On the day of Pentacost, God put languages that unified in the mouths of His people. His disciples began speaking in the native tongues of all those who were listening. Every tribe. Every tongue. Unity! He prayed for it, in those savory chapters of John, where He is looking at His impending death, giving the final pep talk to His posse of the eleven, and praying to His Father that His people would have the kind of otherworldly unity that He and the Father experience.
The next time we see people speaking in tongues in the Bible (and the only other time I can think of, off the top of my head), it is at Cornelius’ house. A Gentile (non-Jew). This was to prove the point that God was indeed building His Kingdom out of more than just the Jewish race. He used the gift of tongues to abolish racism, in Peter’s heart, and also in the hearts of the other Apostles and disciples. Previously the Jews had thought they were the elite. But God uses this gift of tongues to both reach out to other races, as well as validate the salvation of other races. He also speaks to this in John 3:16, when He said “For God so loved THE WORLD…”
When I was in Nepal recently, I was in awe of the beauty of the Nepalese people, their vibrant clothing and houses, their peaceful nature, their gorgeous skin tones and beautiful language. It made me fall more in-love with humanity. I kept feeling a sense of awe.
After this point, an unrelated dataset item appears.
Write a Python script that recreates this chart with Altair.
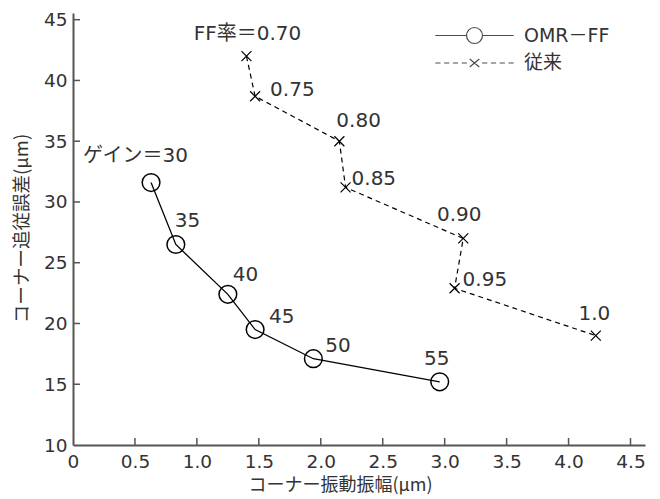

I wanted to visit every nation and figure out what was so glorious in every culture. I came home loving people more, because of seeing a more colorful spectrum. Racism is so anti-Christ and anti-Creator! Racism refutes the beauty that God plasters over all His Image-bearers.
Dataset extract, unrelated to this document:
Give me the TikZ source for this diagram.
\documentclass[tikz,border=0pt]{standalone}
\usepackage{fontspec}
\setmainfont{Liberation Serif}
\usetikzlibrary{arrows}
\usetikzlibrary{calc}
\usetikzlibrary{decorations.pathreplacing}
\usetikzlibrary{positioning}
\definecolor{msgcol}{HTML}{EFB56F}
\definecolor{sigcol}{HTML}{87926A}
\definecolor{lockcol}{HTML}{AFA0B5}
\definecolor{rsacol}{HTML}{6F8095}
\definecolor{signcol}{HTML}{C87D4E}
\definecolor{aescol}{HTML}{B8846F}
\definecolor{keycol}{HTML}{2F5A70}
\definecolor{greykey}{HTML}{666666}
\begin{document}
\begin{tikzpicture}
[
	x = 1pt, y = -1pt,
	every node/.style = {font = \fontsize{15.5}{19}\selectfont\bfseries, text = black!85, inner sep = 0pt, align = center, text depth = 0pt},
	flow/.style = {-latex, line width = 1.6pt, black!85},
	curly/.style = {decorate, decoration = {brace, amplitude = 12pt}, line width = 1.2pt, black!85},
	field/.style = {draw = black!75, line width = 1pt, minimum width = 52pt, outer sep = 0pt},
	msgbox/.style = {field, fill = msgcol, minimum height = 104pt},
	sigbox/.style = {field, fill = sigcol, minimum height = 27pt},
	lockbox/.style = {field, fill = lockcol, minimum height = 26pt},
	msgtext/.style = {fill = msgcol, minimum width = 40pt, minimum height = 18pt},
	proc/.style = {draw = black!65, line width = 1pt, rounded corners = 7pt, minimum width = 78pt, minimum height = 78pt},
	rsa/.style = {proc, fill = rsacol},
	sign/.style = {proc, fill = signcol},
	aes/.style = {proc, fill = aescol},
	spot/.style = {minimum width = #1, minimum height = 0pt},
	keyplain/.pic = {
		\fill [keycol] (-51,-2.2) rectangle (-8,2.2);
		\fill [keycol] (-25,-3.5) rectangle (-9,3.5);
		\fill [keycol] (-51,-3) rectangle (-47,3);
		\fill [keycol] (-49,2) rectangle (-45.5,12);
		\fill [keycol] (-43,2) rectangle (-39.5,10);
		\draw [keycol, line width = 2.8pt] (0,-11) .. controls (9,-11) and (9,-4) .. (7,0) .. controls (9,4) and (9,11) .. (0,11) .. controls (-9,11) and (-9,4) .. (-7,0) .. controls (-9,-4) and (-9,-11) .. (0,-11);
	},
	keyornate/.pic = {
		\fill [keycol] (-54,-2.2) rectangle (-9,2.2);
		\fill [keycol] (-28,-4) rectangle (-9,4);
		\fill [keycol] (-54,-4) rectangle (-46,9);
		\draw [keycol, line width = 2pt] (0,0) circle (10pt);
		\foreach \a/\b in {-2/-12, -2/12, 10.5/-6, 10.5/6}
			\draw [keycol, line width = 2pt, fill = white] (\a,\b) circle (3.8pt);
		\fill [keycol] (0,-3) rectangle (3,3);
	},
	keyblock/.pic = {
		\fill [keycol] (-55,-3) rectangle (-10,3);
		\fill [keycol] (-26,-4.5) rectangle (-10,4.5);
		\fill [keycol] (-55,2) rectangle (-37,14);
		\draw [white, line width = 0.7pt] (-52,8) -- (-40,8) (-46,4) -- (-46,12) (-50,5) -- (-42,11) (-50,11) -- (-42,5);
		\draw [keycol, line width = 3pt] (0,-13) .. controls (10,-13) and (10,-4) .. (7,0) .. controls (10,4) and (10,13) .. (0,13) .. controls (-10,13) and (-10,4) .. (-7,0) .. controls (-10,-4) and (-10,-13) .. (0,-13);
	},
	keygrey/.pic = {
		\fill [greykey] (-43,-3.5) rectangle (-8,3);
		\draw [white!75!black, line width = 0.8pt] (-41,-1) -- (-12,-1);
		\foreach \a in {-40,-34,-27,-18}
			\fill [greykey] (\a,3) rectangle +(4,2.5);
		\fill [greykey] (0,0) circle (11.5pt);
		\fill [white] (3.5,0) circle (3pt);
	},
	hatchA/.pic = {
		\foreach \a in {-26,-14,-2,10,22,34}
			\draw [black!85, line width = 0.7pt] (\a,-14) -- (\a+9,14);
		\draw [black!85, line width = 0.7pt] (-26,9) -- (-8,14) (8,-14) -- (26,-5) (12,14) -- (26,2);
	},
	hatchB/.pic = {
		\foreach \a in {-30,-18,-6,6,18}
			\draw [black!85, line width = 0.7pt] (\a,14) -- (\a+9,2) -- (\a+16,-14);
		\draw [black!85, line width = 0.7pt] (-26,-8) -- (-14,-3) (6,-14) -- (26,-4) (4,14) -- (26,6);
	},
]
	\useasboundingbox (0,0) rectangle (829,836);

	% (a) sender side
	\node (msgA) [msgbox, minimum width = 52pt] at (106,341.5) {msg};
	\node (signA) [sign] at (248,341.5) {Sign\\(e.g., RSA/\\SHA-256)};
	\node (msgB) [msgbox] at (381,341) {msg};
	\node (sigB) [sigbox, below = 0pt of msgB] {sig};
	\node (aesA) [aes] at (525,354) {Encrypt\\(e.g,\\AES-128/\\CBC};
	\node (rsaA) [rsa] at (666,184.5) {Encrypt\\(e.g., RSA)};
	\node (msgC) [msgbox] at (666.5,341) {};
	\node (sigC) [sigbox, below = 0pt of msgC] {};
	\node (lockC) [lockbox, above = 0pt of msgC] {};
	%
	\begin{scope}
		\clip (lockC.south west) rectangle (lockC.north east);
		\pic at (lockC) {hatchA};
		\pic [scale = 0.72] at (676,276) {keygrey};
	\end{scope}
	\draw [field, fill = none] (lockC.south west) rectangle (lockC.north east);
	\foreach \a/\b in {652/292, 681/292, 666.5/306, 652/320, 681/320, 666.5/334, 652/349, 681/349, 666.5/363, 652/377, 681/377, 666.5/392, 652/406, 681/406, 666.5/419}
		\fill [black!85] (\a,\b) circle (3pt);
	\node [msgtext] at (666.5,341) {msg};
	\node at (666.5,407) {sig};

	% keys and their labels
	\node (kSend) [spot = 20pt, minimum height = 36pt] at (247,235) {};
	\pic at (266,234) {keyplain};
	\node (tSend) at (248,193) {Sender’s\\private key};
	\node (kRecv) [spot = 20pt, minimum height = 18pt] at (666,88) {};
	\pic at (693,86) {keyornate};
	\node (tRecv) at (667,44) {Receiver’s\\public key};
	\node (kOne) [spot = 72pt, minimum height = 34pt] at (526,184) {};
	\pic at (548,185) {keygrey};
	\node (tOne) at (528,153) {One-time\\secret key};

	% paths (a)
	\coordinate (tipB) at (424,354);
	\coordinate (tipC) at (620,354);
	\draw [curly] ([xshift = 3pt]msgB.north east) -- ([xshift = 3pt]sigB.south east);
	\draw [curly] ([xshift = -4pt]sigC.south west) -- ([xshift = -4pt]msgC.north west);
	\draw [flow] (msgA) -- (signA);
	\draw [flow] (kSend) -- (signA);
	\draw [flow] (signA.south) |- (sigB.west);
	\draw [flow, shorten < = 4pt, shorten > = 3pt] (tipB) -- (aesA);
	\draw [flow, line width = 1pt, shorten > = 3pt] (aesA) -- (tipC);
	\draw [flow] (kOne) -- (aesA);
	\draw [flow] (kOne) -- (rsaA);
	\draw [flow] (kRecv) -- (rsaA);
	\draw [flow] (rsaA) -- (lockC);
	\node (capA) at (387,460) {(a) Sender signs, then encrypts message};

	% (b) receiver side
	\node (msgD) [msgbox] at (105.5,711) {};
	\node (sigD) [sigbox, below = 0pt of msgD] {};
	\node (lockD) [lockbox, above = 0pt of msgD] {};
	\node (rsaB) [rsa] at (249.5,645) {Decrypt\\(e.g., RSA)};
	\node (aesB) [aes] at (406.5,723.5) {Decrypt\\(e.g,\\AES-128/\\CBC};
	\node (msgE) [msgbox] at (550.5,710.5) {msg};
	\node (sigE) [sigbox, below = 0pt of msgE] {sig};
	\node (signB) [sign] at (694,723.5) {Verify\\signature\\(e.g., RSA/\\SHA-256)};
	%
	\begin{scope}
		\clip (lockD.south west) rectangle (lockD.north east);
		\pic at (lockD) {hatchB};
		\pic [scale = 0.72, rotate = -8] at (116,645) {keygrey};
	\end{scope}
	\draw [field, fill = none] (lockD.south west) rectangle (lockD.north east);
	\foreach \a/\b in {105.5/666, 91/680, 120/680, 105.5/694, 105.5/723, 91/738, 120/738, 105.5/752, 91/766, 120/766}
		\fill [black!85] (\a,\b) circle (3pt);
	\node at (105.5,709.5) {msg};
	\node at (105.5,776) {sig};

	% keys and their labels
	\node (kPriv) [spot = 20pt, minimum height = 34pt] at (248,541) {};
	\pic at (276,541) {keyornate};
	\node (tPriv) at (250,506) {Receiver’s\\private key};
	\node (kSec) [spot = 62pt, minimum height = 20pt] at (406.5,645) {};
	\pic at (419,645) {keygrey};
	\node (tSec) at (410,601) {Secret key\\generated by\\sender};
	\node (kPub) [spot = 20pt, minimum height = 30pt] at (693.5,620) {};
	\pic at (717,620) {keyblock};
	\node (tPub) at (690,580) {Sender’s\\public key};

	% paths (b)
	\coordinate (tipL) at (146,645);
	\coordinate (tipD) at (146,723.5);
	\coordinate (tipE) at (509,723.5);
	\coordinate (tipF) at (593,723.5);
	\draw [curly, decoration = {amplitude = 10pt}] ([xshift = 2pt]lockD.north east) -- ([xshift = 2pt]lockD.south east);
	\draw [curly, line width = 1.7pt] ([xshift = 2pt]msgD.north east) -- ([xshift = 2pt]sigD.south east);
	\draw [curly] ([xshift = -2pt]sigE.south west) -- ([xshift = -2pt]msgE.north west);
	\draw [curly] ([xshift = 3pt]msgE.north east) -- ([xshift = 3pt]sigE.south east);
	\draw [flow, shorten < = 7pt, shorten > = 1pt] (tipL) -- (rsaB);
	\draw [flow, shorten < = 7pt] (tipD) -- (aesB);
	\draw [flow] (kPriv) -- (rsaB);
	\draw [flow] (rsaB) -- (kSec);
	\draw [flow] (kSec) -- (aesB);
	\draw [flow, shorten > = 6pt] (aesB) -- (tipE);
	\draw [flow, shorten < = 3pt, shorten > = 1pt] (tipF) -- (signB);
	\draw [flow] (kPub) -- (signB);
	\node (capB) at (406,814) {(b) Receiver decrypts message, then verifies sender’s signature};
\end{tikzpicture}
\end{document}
We, the Church, must stand against the injustice and evil, like Noah, who lived in the darkest of days and still stood strong a righteous, God-fearing man, we must push back the darkness of division. We must see the glorious reflection of the Most High in one another. And we must pray against the consuming evil that threatens to destroy us. We must stand against the injustice, like those onlooking officers failed to do.
Shame on us, as a human race, for letting things like the tone of someone’s skin, cause division. Skin has nothing to do with character, and you can’t even take it off to escape the unholy judgments. It honestly makes me queasy, and I don’t really understand how racism can be a thing. It’s like looking at a piece of artwork and cursing the artist for using colors to paint with.
In the book of Acts, it doesn’t tell us that Peter preached a dynamic sermon. In fact, it tells us that Peter strongly rebuked the listeners, and told them how they murdered the One who came to save their souls. I wonder what he would say to us, America, on the wake of George Floyd’s murder, as well as the whole string of other atrocities done on these shores, beginning with the kidnapping and enslaving of Africans? These crimes against humanity were crimes against the God who handcrafted them, loves them, and placed His Image upon them. These are not just temporary stains. There is blood on our hands, and we are guilty before the Maker. We need His blood to wash the stain of it.
May the Church of the Almighty become unified to speak up for the oppressed. True religion is this (James 1:27): To bear the sufferings the widow and orphan (the oppressed and forsaken) and to keep oneself unstained by the world! This world is divided.
Pentecost was not a feel-good sermon with snacks and coffee in the lobby. It was not a pastor who dressed classy, but casual. It was not a 5-piece band with all the right acoustics in the building. Pentacost was a day of the Holy Spirit showing up on the scene. This is my prayer for this Sunday. I am praying for the whole, wide world… that God would show up and we would behold His glory, and it would cast us face down in awe and wonder that such a great God would save souls, and He would build His Kingdom upon unity and grace.